Once you read the 1980 US Supreme Court decision below, you might understand why the farmers think they have an equitable water right held in trust by the Imperial Irrigation District for their benefit, not a mere right to service. While a right to service might be used to explain the condition, it lacks the condition imposed upon a trustee to look out and protect the held rights to the benefit of the ultimate beneficial owner the land of the District. This subtle difference prevents the District from selling or transferring the waters of the District to others.

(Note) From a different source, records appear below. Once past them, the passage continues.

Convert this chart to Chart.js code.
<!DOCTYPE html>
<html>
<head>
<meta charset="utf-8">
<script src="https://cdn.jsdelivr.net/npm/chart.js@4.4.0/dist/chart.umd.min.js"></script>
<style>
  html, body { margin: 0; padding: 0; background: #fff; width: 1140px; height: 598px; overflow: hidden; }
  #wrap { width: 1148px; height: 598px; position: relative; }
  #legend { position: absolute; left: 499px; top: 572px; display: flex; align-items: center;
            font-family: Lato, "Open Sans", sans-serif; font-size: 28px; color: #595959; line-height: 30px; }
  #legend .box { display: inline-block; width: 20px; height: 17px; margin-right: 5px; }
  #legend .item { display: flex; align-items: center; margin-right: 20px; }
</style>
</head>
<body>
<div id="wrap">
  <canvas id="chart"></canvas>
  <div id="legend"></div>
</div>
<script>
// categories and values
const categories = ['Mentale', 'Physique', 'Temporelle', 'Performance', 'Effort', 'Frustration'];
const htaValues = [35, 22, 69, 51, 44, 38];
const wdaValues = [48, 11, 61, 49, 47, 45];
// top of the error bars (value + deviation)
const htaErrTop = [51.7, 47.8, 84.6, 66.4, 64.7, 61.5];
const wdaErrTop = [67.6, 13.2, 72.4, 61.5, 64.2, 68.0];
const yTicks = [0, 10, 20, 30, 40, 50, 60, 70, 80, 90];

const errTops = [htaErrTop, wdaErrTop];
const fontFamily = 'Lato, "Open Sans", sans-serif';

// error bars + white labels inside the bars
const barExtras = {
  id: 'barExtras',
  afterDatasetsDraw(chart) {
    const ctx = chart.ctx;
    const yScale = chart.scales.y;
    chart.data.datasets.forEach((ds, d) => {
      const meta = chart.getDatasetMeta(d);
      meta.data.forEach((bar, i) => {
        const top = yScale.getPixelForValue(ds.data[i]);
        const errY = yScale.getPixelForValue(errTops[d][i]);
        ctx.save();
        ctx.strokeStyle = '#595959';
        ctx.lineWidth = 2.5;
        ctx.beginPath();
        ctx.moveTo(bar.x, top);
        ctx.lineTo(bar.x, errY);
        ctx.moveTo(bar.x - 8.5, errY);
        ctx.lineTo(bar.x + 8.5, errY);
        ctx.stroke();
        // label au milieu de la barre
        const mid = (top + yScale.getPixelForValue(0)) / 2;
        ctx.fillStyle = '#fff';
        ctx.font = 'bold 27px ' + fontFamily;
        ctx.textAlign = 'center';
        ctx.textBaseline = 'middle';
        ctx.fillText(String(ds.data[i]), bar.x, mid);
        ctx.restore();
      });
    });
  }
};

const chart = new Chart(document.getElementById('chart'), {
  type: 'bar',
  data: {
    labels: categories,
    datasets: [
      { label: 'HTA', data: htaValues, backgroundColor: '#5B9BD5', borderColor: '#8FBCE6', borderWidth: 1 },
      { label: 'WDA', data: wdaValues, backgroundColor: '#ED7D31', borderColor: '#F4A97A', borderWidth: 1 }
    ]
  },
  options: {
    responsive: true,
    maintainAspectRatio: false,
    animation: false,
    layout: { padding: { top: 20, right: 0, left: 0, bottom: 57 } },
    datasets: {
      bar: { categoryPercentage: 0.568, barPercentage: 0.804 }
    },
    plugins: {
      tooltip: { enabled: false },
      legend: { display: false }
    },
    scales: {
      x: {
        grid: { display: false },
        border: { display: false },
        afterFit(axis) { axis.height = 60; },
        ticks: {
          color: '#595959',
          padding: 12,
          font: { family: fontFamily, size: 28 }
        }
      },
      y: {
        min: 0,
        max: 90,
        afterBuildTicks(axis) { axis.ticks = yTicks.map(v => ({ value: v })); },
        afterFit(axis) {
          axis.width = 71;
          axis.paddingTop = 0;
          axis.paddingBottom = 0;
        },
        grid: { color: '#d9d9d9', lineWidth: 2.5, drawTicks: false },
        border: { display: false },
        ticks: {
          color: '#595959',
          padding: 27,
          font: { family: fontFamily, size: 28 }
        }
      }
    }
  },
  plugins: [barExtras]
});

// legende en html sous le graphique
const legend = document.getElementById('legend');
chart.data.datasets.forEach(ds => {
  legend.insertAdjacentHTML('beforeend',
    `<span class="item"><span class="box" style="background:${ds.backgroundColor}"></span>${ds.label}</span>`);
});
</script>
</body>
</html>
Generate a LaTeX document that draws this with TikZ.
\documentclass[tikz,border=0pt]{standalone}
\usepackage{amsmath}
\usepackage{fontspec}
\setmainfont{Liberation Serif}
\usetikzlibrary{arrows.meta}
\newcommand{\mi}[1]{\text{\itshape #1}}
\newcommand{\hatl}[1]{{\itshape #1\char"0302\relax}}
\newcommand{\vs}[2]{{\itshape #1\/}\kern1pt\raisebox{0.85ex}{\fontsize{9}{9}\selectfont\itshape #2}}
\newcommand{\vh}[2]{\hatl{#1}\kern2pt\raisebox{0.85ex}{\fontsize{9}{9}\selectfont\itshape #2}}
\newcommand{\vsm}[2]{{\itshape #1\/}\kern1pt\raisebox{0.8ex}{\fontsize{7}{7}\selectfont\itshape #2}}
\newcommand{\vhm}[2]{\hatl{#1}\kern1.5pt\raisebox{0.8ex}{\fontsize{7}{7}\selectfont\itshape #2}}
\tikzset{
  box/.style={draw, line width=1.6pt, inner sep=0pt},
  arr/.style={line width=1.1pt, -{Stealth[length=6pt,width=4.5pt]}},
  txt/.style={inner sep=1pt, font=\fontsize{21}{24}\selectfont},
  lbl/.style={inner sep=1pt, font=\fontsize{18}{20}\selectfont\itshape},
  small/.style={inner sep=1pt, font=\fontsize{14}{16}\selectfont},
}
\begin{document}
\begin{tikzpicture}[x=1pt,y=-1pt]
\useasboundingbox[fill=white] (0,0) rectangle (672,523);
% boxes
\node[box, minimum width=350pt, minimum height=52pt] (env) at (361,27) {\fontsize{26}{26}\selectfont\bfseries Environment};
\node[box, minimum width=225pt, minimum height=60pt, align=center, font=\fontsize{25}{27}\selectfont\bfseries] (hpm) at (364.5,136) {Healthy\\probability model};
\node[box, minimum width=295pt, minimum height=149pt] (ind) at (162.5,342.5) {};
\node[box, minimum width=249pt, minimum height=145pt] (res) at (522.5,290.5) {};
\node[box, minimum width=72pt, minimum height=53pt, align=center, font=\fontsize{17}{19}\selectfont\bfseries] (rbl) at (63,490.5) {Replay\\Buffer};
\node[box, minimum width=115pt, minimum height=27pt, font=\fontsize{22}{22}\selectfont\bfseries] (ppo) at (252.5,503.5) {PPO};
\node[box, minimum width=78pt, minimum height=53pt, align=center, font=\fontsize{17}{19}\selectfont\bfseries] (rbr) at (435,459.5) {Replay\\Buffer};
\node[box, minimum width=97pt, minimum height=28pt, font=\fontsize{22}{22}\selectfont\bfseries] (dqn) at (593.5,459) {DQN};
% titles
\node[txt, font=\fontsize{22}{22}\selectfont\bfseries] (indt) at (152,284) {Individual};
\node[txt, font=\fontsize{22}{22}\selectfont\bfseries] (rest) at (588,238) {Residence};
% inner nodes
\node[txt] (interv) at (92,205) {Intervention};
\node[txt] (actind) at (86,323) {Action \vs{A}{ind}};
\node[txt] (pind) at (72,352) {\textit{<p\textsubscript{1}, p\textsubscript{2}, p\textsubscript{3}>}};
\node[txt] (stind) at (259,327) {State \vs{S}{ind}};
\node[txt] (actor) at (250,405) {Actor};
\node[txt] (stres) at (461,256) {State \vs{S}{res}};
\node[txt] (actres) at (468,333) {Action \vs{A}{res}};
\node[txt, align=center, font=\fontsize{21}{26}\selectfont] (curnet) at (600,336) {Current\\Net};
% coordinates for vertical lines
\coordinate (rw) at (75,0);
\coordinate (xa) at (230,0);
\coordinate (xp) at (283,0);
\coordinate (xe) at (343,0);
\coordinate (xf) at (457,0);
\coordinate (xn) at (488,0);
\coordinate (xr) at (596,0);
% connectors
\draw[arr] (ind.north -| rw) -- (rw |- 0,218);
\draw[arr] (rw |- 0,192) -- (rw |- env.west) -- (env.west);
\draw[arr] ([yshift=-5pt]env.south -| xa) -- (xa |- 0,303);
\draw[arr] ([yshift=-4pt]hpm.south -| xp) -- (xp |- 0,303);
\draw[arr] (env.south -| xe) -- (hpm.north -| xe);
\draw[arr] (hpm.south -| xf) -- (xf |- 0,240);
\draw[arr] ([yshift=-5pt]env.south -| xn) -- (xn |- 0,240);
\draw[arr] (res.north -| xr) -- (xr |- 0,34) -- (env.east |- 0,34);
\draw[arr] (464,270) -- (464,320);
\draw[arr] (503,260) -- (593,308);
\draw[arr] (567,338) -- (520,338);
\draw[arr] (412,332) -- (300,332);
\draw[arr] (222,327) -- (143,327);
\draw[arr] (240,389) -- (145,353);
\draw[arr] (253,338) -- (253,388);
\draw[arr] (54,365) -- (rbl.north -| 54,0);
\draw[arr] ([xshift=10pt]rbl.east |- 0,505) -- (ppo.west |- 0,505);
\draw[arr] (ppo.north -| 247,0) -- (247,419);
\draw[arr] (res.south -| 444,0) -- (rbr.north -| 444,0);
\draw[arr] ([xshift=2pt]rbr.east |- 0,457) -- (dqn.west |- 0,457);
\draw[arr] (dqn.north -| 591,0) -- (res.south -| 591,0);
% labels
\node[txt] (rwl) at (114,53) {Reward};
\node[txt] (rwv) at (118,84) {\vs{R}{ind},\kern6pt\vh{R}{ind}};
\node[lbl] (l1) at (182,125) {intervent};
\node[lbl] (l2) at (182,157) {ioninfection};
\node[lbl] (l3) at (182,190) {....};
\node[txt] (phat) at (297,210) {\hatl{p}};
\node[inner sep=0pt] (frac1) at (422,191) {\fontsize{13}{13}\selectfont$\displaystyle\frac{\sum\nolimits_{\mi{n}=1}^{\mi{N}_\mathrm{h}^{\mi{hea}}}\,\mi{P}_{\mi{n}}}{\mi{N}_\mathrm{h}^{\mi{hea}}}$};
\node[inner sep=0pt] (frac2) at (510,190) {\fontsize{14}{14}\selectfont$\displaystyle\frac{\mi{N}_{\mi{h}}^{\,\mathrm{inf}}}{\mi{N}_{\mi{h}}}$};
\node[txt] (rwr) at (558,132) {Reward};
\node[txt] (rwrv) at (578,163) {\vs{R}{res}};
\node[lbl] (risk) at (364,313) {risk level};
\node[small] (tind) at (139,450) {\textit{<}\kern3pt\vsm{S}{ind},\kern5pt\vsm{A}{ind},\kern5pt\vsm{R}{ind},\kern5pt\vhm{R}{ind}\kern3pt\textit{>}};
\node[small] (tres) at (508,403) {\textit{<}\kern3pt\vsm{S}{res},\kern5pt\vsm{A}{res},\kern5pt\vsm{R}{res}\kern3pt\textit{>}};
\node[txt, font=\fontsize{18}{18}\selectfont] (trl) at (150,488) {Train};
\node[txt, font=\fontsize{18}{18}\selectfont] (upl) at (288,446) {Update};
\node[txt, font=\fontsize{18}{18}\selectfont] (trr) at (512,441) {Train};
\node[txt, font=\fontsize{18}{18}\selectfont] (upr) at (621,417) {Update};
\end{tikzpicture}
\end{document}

The following is directly from the US Supreme Court decision in 1980:
It may be true, as the Court of Appeals said, that no individual farm in the District has a permanent right to any specific proportion of the water held in trust by the District. But there is no doubt that, prior to 1929, the District, in exercising its rights as trustee, delivered water to individual farmer beneficiaries without regard to the amount of land under single ownership. It has been doing so ever since. There is no suggestion, by the Court of Appeals or otherwise, that, as a matter of state law and absent the interposition of some federal duty, the District did not have the right and privilege to exercise and use its water right in this manner. Nor has it been suggested that the District, absent some duty or disability imposed by federal law, could have rightfully denied water to individual farmers owning more than 160 acres. Indeed, as a matter of state law, not only did the District's water right entitle it to deliver water to the farms in the District regardless of size, but also the right was equitably owned by the beneficiaries to whom the District was obligated to deliver water.